* _Challenge_:
Quote word for word the lines below, beginning with the first and ending with the one that has "37, 33.3, 33.3];". Drop the pictures.

* _Source excerpt_:
** Start **

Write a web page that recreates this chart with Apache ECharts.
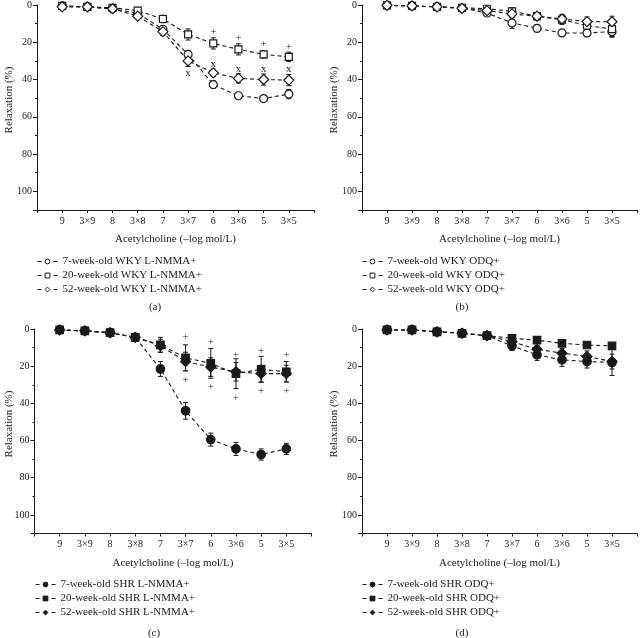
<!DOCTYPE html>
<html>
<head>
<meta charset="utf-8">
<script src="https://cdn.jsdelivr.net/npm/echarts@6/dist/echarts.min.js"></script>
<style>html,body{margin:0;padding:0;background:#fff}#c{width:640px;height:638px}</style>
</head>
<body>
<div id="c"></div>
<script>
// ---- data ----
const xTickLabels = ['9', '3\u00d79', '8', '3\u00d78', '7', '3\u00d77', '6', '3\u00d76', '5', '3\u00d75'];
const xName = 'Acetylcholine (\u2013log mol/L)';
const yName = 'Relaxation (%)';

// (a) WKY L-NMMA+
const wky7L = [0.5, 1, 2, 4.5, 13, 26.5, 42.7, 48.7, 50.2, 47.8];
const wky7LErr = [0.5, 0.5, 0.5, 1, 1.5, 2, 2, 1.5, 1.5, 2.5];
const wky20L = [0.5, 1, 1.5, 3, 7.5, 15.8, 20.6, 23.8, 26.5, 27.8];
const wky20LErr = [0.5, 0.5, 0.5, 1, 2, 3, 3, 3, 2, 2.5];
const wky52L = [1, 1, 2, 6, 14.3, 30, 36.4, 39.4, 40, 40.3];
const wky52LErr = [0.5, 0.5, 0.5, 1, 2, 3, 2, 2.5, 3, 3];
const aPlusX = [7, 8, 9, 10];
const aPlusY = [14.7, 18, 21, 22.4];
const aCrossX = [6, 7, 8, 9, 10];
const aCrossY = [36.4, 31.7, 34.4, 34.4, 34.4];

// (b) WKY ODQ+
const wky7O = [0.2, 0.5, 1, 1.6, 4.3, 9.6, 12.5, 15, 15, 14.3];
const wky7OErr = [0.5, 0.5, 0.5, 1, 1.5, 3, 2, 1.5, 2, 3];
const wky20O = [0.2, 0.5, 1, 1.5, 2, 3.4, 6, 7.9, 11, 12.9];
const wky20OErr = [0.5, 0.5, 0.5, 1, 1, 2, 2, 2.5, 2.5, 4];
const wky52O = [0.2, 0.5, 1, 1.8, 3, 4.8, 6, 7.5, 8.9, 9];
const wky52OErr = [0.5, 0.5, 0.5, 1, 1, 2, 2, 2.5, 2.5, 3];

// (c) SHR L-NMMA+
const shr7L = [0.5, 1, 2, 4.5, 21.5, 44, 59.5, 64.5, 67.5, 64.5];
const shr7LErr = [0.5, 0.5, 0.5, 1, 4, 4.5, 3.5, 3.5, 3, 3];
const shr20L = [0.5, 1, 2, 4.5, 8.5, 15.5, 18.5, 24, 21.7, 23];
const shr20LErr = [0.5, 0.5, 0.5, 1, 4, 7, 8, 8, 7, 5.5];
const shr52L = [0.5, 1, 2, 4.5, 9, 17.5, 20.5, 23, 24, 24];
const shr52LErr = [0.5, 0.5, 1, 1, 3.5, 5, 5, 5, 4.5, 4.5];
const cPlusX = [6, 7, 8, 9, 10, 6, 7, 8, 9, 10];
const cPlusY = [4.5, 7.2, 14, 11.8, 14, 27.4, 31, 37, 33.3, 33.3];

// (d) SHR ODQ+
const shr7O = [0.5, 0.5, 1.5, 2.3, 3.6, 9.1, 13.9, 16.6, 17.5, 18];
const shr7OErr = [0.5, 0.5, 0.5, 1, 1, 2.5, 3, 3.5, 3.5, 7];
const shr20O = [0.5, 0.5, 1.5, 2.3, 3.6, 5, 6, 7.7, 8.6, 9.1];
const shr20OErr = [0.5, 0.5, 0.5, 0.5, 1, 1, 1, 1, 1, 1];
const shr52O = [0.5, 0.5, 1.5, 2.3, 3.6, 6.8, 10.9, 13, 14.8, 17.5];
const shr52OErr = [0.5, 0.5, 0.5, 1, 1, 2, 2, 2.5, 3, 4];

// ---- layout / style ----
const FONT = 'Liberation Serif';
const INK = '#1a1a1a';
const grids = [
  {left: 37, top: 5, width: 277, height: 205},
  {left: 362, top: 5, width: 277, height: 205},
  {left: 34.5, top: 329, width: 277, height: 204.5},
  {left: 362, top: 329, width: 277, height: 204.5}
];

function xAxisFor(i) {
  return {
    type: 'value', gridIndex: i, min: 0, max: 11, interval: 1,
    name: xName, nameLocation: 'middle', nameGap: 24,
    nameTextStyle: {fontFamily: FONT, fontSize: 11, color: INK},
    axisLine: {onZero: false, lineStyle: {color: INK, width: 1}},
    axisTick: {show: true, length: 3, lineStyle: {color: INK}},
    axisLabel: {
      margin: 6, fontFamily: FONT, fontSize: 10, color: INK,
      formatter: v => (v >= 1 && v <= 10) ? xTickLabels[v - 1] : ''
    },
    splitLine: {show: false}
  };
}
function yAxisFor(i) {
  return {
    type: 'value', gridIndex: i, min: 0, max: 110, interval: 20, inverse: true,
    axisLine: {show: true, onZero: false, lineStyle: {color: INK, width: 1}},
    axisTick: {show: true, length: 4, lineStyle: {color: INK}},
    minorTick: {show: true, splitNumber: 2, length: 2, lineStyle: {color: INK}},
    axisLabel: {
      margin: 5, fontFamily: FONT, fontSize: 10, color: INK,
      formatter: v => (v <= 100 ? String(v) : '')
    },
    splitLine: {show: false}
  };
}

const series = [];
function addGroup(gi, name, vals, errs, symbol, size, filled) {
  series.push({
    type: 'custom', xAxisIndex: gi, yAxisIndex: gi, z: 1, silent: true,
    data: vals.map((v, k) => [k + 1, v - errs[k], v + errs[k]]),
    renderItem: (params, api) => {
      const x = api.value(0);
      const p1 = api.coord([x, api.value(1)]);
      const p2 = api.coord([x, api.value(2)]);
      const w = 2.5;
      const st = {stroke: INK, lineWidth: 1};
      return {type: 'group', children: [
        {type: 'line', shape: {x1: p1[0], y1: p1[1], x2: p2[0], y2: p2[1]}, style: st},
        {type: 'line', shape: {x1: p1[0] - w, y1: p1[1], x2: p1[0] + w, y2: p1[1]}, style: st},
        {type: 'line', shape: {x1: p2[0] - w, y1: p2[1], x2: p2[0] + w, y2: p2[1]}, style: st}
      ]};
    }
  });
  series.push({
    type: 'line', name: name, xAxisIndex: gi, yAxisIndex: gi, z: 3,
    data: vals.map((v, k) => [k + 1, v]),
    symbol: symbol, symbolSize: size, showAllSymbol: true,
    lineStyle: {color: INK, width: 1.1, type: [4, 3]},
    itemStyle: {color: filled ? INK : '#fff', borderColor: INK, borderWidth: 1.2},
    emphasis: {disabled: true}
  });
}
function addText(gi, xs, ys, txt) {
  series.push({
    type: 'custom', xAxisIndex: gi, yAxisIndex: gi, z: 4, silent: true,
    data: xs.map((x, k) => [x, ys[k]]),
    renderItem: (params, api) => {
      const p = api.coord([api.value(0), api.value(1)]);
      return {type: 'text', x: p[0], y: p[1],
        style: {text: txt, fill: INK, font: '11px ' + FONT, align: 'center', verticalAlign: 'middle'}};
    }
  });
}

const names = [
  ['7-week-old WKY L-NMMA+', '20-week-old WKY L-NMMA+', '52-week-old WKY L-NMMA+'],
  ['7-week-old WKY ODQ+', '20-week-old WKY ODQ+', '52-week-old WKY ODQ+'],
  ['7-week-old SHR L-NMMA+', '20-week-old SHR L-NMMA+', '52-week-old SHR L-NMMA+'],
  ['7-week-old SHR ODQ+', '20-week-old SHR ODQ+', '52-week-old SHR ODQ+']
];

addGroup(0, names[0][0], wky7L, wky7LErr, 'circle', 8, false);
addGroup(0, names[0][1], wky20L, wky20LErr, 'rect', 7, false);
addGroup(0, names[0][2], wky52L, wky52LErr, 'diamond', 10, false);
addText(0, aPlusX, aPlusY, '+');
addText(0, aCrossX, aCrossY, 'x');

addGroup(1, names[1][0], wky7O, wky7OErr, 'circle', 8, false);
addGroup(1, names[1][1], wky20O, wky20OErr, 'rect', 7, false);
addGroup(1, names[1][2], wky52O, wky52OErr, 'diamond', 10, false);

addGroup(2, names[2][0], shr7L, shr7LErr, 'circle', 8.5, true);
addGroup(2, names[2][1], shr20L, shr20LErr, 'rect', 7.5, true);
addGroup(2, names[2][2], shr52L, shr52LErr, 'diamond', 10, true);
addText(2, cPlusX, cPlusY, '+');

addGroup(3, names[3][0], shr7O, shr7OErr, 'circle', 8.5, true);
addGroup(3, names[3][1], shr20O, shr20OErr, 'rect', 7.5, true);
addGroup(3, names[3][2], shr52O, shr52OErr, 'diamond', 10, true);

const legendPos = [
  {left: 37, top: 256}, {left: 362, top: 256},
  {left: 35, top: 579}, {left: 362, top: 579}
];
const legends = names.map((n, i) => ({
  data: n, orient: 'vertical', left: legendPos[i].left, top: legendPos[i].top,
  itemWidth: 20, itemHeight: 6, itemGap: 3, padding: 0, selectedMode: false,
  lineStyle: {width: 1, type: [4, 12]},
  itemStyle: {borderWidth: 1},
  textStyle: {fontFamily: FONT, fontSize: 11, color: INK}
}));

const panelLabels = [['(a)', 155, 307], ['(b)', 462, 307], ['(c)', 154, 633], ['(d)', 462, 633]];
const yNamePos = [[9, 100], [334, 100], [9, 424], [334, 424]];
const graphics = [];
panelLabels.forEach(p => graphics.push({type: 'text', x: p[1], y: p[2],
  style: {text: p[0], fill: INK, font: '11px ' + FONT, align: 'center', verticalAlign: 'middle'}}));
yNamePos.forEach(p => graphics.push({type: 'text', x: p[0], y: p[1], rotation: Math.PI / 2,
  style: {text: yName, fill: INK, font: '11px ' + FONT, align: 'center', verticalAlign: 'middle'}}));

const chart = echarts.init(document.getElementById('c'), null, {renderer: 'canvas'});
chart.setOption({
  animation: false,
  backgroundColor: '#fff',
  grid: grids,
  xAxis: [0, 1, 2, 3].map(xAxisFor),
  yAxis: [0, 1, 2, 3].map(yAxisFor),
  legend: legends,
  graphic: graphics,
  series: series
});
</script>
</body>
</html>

** End **

* _Result of this exercise_:
Write a web page that recreates this chart with Apache ECharts.
<!DOCTYPE html>
<html>
<head>
<meta charset="utf-8">
<script src="https://cdn.jsdelivr.net/npm/echarts@6/dist/echarts.min.js"></script>
<style>html,body{margin:0;padding:0;background:#fff}#c{width:640px;height:638px}</style>
</head>
<body>
<div id="c"></div>
<script>
// ---- data ----
const xTickLabels = ['9', '3\u00d79', '8', '3\u00d78', '7', '3\u00d77', '6', '3\u00d76', '5', '3\u00d75'];
const xName = 'Acetylcholine (\u2013log mol/L)';
const yName = 'Relaxation (%)';

// (a) WKY L-NMMA+
const wky7L = [0.5, 1, 2, 4.5, 13, 26.5, 42.7, 48.7, 50.2, 47.8];
const wky7LErr = [0.5, 0.5, 0.5, 1, 1.5, 2, 2, 1.5, 1.5, 2.5];
const wky20L = [0.5, 1, 1.5, 3, 7.5, 15.8, 20.6, 23.8, 26.5, 27.8];
const wky20LErr = [0.5, 0.5, 0.5, 1, 2, 3, 3, 3, 2, 2.5];
const wky52L = [1, 1, 2, 6, 14.3, 30, 36.4, 39.4, 40, 40.3];
const wky52LErr = [0.5, 0.5, 0.5, 1, 2, 3, 2, 2.5, 3, 3];
const aPlusX = [7, 8, 9, 10];
const aPlusY = [14.7, 18, 21, 22.4];
const aCrossX = [6, 7, 8, 9, 10];
const aCrossY = [36.4, 31.7, 34.4, 34.4, 34.4];

// (b) WKY ODQ+
const wky7O = [0.2, 0.5, 1, 1.6, 4.3, 9.6, 12.5, 15, 15, 14.3];
const wky7OErr = [0.5, 0.5, 0.5, 1, 1.5, 3, 2, 1.5, 2, 3];
const wky20O = [0.2, 0.5, 1, 1.5, 2, 3.4, 6, 7.9, 11, 12.9];
const wky20OErr = [0.5, 0.5, 0.5, 1, 1, 2, 2, 2.5, 2.5, 4];
const wky52O = [0.2, 0.5, 1, 1.8, 3, 4.8, 6, 7.5, 8.9, 9];
const wky52OErr = [0.5, 0.5, 0.5, 1, 1, 2, 2, 2.5, 2.5, 3];

// (c) SHR L-NMMA+
const shr7L = [0.5, 1, 2, 4.5, 21.5, 44, 59.5, 64.5, 67.5, 64.5];
const shr7LErr = [0.5, 0.5, 0.5, 1, 4, 4.5, 3.5, 3.5, 3, 3];
const shr20L = [0.5, 1, 2, 4.5, 8.5, 15.5, 18.5, 24, 21.7, 23];
const shr20LErr = [0.5, 0.5, 0.5, 1, 4, 7, 8, 8, 7, 5.5];
const shr52L = [0.5, 1, 2, 4.5, 9, 17.5, 20.5, 23, 24, 24];
const shr52LErr = [0.5, 0.5, 1, 1, 3.5, 5, 5, 5, 4.5, 4.5];
const cPlusX = [6, 7, 8, 9, 10, 6, 7, 8, 9, 10];
const cPlusY = [4.5, 7.2, 14, 11.8, 14, 27.4, 31, 37, 33.3, 33.3];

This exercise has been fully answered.